(Figure scripts)
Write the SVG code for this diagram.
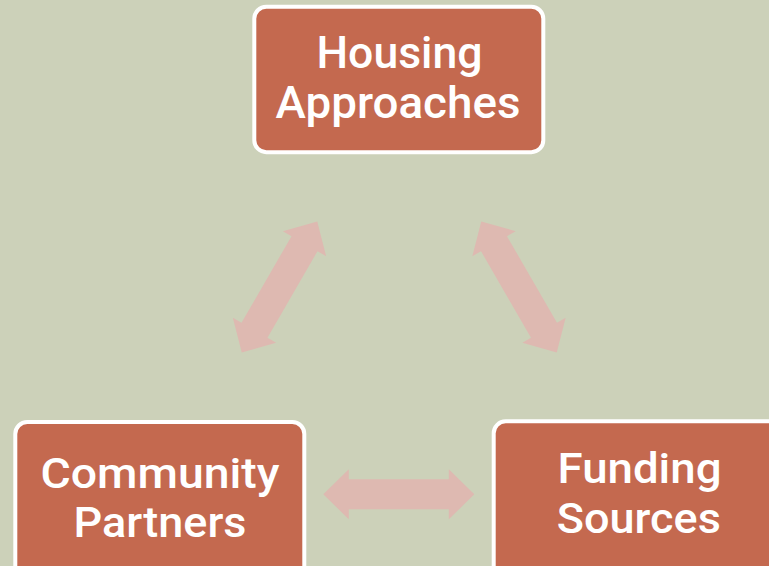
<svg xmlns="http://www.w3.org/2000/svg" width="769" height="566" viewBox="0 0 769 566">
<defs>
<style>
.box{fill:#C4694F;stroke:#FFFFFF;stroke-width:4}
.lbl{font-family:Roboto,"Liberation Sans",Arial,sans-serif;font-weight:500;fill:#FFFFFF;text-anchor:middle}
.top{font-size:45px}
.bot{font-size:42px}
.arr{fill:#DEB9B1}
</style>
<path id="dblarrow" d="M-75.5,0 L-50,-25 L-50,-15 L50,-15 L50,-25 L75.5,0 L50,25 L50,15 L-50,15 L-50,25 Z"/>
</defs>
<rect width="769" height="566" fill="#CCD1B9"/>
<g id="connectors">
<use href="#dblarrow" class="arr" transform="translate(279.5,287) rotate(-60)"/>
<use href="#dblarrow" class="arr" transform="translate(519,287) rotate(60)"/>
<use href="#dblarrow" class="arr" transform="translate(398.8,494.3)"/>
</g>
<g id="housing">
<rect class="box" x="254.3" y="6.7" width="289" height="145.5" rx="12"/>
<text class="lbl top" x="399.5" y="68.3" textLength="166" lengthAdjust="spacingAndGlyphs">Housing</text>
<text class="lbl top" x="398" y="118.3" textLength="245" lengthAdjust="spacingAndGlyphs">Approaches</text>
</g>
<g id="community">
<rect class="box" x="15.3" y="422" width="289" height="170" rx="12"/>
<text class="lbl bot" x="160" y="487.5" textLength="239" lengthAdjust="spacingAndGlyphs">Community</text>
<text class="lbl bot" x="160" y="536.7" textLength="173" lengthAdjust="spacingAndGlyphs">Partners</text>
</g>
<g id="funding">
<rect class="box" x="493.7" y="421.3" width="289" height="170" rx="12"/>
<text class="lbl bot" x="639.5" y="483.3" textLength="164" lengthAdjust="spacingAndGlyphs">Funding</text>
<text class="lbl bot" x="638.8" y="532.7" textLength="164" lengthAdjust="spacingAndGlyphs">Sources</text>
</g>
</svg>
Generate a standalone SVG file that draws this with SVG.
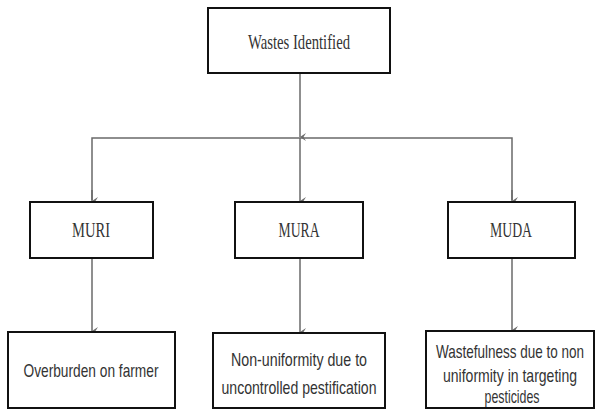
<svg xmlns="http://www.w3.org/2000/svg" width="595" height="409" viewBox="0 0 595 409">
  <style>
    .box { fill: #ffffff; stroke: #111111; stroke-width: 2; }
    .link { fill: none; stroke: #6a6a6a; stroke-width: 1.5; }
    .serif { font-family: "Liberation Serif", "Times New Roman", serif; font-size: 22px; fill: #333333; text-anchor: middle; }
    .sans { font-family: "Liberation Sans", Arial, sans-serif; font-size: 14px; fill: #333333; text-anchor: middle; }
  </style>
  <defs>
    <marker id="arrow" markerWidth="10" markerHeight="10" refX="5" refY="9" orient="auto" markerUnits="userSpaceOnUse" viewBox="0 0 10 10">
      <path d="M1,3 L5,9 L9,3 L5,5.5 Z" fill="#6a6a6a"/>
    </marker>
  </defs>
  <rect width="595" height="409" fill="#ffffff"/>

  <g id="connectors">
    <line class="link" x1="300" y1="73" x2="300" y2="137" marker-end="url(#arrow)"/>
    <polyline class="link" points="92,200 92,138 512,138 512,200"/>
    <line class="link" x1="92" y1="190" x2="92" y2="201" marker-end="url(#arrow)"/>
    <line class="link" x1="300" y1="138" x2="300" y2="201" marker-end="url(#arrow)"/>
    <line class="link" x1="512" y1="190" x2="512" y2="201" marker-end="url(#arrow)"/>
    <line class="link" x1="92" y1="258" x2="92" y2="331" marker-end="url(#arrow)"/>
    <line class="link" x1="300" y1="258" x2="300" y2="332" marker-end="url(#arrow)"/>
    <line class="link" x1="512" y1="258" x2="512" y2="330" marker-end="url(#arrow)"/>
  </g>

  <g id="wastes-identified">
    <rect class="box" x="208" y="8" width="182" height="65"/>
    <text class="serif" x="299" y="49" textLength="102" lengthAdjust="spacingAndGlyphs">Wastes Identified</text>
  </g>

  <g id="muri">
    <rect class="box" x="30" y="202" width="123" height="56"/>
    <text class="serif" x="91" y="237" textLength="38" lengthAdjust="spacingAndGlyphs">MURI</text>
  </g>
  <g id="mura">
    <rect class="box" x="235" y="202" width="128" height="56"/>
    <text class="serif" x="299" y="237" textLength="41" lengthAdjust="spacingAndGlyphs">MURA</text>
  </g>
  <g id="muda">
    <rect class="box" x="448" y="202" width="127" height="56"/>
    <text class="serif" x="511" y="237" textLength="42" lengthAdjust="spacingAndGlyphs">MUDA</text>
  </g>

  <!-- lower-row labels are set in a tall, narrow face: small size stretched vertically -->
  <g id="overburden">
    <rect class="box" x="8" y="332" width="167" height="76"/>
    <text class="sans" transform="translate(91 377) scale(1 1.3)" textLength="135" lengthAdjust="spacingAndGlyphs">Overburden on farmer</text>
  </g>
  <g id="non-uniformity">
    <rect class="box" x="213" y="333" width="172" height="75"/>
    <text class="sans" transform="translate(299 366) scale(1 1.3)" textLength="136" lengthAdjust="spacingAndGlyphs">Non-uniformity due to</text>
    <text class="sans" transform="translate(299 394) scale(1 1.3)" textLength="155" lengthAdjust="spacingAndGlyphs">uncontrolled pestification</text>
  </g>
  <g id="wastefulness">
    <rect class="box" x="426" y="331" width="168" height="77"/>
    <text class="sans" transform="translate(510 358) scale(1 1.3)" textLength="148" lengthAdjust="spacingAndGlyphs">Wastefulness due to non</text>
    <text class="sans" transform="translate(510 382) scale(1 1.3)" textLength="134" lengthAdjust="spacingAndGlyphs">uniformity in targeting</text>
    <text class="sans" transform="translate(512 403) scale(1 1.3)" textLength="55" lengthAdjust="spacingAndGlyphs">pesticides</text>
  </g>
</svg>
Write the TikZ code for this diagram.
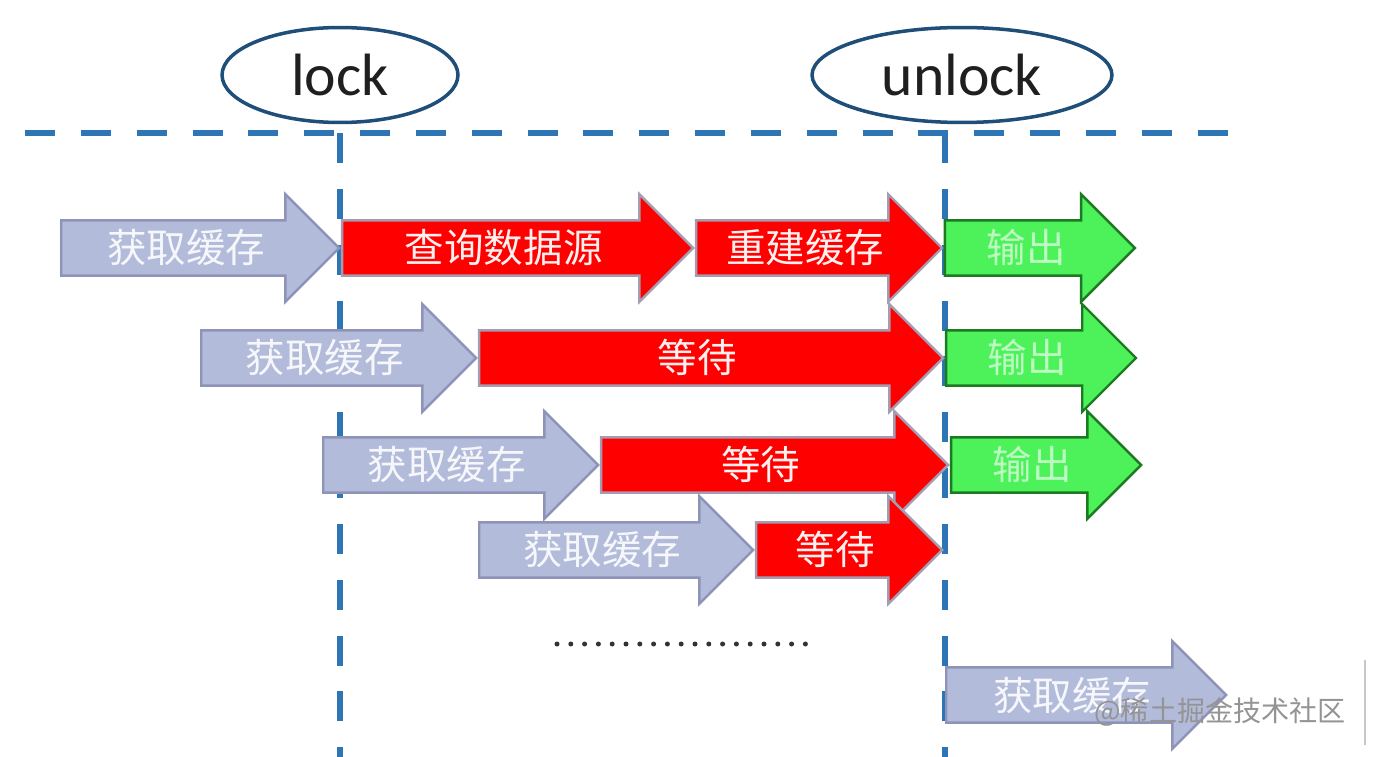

■ What this task involves
Copy all the records above exactly, but leave out the pictures.

■ The output
Write the SVG code for this diagram.
<svg xmlns="http://www.w3.org/2000/svg" width="769" height="566" viewBox="0 0 769 566">
<defs>
<style>
.box{fill:#C4694F;stroke:#FFFFFF;stroke-width:4}
.lbl{font-family:Roboto,"Liberation Sans",Arial,sans-serif;font-weight:500;fill:#FFFFFF;text-anchor:middle}
.top{font-size:45px}
.bot{font-size:42px}
.arr{fill:#DEB9B1}
</style>
<path id="dblarrow" d="M-75.5,0 L-50,-25 L-50,-15 L50,-15 L50,-25 L75.5,0 L50,25 L50,15 L-50,15 L-50,25 Z"/>
</defs>
<rect width="769" height="566" fill="#CCD1B9"/>
<g id="connectors">
<use href="#dblarrow" class="arr" transform="translate(279.5,287) rotate(-60)"/>
<use href="#dblarrow" class="arr" transform="translate(519,287) rotate(60)"/>
<use href="#dblarrow" class="arr" transform="translate(398.8,494.3)"/>
</g>
<g id="housing">
<rect class="box" x="254.3" y="6.7" width="289" height="145.5" rx="12"/>
<text class="lbl top" x="399.5" y="68.3" textLength="166" lengthAdjust="spacingAndGlyphs">Housing</text>
<text class="lbl top" x="398" y="118.3" textLength="245" lengthAdjust="spacingAndGlyphs">Approaches</text>
</g>
<g id="community">
<rect class="box" x="15.3" y="422" width="289" height="170" rx="12"/>
<text class="lbl bot" x="160" y="487.5" textLength="239" lengthAdjust="spacingAndGlyphs">Community</text>
<text class="lbl bot" x="160" y="536.7" textLength="173" lengthAdjust="spacingAndGlyphs">Partners</text>
</g>
<g id="funding">
<rect class="box" x="493.7" y="421.3" width="289" height="170" rx="12"/>
<text class="lbl bot" x="639.5" y="483.3" textLength="164" lengthAdjust="spacingAndGlyphs">Funding</text>
<text class="lbl bot" x="638.8" y="532.7" textLength="164" lengthAdjust="spacingAndGlyphs">Sources</text>
</g>
</svg>
Generate a standalone SVG file that draws this with SVG.
<svg xmlns="http://www.w3.org/2000/svg" width="595" height="409" viewBox="0 0 595 409">
  <style>
    .box { fill: #ffffff; stroke: #111111; stroke-width: 2; }
    .link { fill: none; stroke: #6a6a6a; stroke-width: 1.5; }
    .serif { font-family: "Liberation Serif", "Times New Roman", serif; font-size: 22px; fill: #333333; text-anchor: middle; }
    .sans { font-family: "Liberation Sans", Arial, sans-serif; font-size: 14px; fill: #333333; text-anchor: middle; }
  </style>
  <defs>
    <marker id="arrow" markerWidth="10" markerHeight="10" refX="5" refY="9" orient="auto" markerUnits="userSpaceOnUse" viewBox="0 0 10 10">
      <path d="M1,3 L5,9 L9,3 L5,5.5 Z" fill="#6a6a6a"/>
    </marker>
  </defs>
  <rect width="595" height="409" fill="#ffffff"/>

  <g id="connectors">
    <line class="link" x1="300" y1="73" x2="300" y2="137" marker-end="url(#arrow)"/>
    <polyline class="link" points="92,200 92,138 512,138 512,200"/>
    <line class="link" x1="92" y1="190" x2="92" y2="201" marker-end="url(#arrow)"/>
    <line class="link" x1="300" y1="138" x2="300" y2="201" marker-end="url(#arrow)"/>
    <line class="link" x1="512" y1="190" x2="512" y2="201" marker-end="url(#arrow)"/>
    <line class="link" x1="92" y1="258" x2="92" y2="331" marker-end="url(#arrow)"/>
    <line class="link" x1="300" y1="258" x2="300" y2="332" marker-end="url(#arrow)"/>
    <line class="link" x1="512" y1="258" x2="512" y2="330" marker-end="url(#arrow)"/>
  </g>

  <g id="wastes-identified">
    <rect class="box" x="208" y="8" width="182" height="65"/>
    <text class="serif" x="299" y="49" textLength="102" lengthAdjust="spacingAndGlyphs">Wastes Identified</text>
  </g>

  <g id="muri">
    <rect class="box" x="30" y="202" width="123" height="56"/>
    <text class="serif" x="91" y="237" textLength="38" lengthAdjust="spacingAndGlyphs">MURI</text>
  </g>
  <g id="mura">
    <rect class="box" x="235" y="202" width="128" height="56"/>
    <text class="serif" x="299" y="237" textLength="41" lengthAdjust="spacingAndGlyphs">MURA</text>
  </g>
  <g id="muda">
    <rect class="box" x="448" y="202" width="127" height="56"/>
    <text class="serif" x="511" y="237" textLength="42" lengthAdjust="spacingAndGlyphs">MUDA</text>
  </g>

  <!-- lower-row labels are set in a tall, narrow face: small size stretched vertically -->
  <g id="overburden">
    <rect class="box" x="8" y="332" width="167" height="76"/>
    <text class="sans" transform="translate(91 377) scale(1 1.3)" textLength="135" lengthAdjust="spacingAndGlyphs">Overburden on farmer</text>
  </g>
  <g id="non-uniformity">
    <rect class="box" x="213" y="333" width="172" height="75"/>
    <text class="sans" transform="translate(299 366) scale(1 1.3)" textLength="136" lengthAdjust="spacingAndGlyphs">Non-uniformity due to</text>
    <text class="sans" transform="translate(299 394) scale(1 1.3)" textLength="155" lengthAdjust="spacingAndGlyphs">uncontrolled pestification</text>
  </g>
  <g id="wastefulness">
    <rect class="box" x="426" y="331" width="168" height="77"/>
    <text class="sans" transform="translate(510 358) scale(1 1.3)" textLength="148" lengthAdjust="spacingAndGlyphs">Wastefulness due to non</text>
    <text class="sans" transform="translate(510 382) scale(1 1.3)" textLength="134" lengthAdjust="spacingAndGlyphs">uniformity in targeting</text>
    <text class="sans" transform="translate(512 403) scale(1 1.3)" textLength="55" lengthAdjust="spacingAndGlyphs">pesticides</text>
  </g>
</svg>
Write the TikZ code for this diagram.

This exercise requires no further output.